* [Raw data]
※ ※ ※

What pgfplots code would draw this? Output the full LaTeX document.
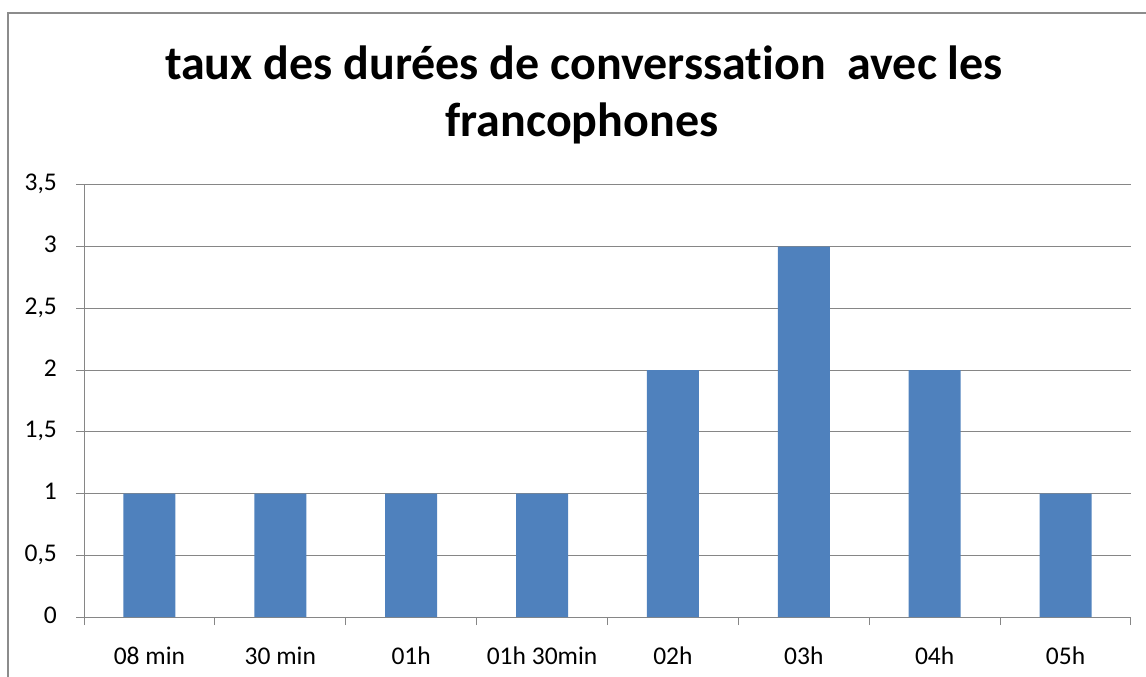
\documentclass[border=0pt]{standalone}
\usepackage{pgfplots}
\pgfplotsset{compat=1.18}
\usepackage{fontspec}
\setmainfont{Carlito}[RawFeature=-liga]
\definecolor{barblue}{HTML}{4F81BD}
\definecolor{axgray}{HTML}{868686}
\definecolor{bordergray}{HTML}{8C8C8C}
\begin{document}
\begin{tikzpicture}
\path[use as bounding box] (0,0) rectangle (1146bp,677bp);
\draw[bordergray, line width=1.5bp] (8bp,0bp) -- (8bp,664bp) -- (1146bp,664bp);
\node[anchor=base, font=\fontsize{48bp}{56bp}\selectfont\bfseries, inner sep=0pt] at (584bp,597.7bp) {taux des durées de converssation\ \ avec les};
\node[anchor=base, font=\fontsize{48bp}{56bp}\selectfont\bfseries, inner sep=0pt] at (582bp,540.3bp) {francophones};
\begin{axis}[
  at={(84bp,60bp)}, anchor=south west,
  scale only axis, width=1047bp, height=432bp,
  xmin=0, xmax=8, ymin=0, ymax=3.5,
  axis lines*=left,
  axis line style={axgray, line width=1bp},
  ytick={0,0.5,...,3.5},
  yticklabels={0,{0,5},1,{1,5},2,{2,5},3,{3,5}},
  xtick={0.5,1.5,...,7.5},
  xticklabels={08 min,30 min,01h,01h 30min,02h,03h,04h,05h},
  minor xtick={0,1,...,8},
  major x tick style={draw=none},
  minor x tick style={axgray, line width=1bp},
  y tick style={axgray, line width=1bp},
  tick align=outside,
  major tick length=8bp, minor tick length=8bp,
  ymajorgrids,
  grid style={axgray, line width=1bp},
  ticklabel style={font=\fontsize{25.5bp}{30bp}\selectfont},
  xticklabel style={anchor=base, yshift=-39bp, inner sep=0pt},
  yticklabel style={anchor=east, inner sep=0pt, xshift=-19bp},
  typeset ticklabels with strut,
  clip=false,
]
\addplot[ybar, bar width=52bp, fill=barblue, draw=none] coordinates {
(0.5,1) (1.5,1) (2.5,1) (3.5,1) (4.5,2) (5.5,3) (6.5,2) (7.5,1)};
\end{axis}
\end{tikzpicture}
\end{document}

※ ※ ※

Repeat the lines above exactly, and keep every picture out.

* [Task response]
What pgfplots code would draw this? Output the full LaTeX document.
\documentclass[border=0pt]{standalone}
\usepackage{pgfplots}
\pgfplotsset{compat=1.18}
\usepackage{fontspec}
\setmainfont{Carlito}[RawFeature=-liga]
\definecolor{barblue}{HTML}{4F81BD}
\definecolor{axgray}{HTML}{868686}
\definecolor{bordergray}{HTML}{8C8C8C}
\begin{document}
\begin{tikzpicture}
\path[use as bounding box] (0,0) rectangle (1146bp,677bp);
\draw[bordergray, line width=1.5bp] (8bp,0bp) -- (8bp,664bp) -- (1146bp,664bp);
\node[anchor=base, font=\fontsize{48bp}{56bp}\selectfont\bfseries, inner sep=0pt] at (584bp,597.7bp) {taux des durées de converssation\ \ avec les};
\node[anchor=base, font=\fontsize{48bp}{56bp}\selectfont\bfseries, inner sep=0pt] at (582bp,540.3bp) {francophones};
\begin{axis}[
  at={(84bp,60bp)}, anchor=south west,
  scale only axis, width=1047bp, height=432bp,
  xmin=0, xmax=8, ymin=0, ymax=3.5,
  axis lines*=left,
  axis line style={axgray, line width=1bp},
  ytick={0,0.5,...,3.5},
  yticklabels={0,{0,5},1,{1,5},2,{2,5},3,{3,5}},
  xtick={0.5,1.5,...,7.5},
  xticklabels={08 min,30 min,01h,01h 30min,02h,03h,04h,05h},
  minor xtick={0,1,...,8},
  major x tick style={draw=none},
  minor x tick style={axgray, line width=1bp},
  y tick style={axgray, line width=1bp},
  tick align=outside,
  major tick length=8bp, minor tick length=8bp,
  ymajorgrids,
  grid style={axgray, line width=1bp},
  ticklabel style={font=\fontsize{25.5bp}{30bp}\selectfont},
  xticklabel style={anchor=base, yshift=-39bp, inner sep=0pt},
  yticklabel style={anchor=east, inner sep=0pt, xshift=-19bp},
  typeset ticklabels with strut,
  clip=false,
]
\addplot[ybar, bar width=52bp, fill=barblue, draw=none] coordinates {
(0.5,1) (1.5,1) (2.5,1) (3.5,1) (4.5,2) (5.5,3) (6.5,2) (7.5,1)};
\end{axis}
\end{tikzpicture}
\end{document}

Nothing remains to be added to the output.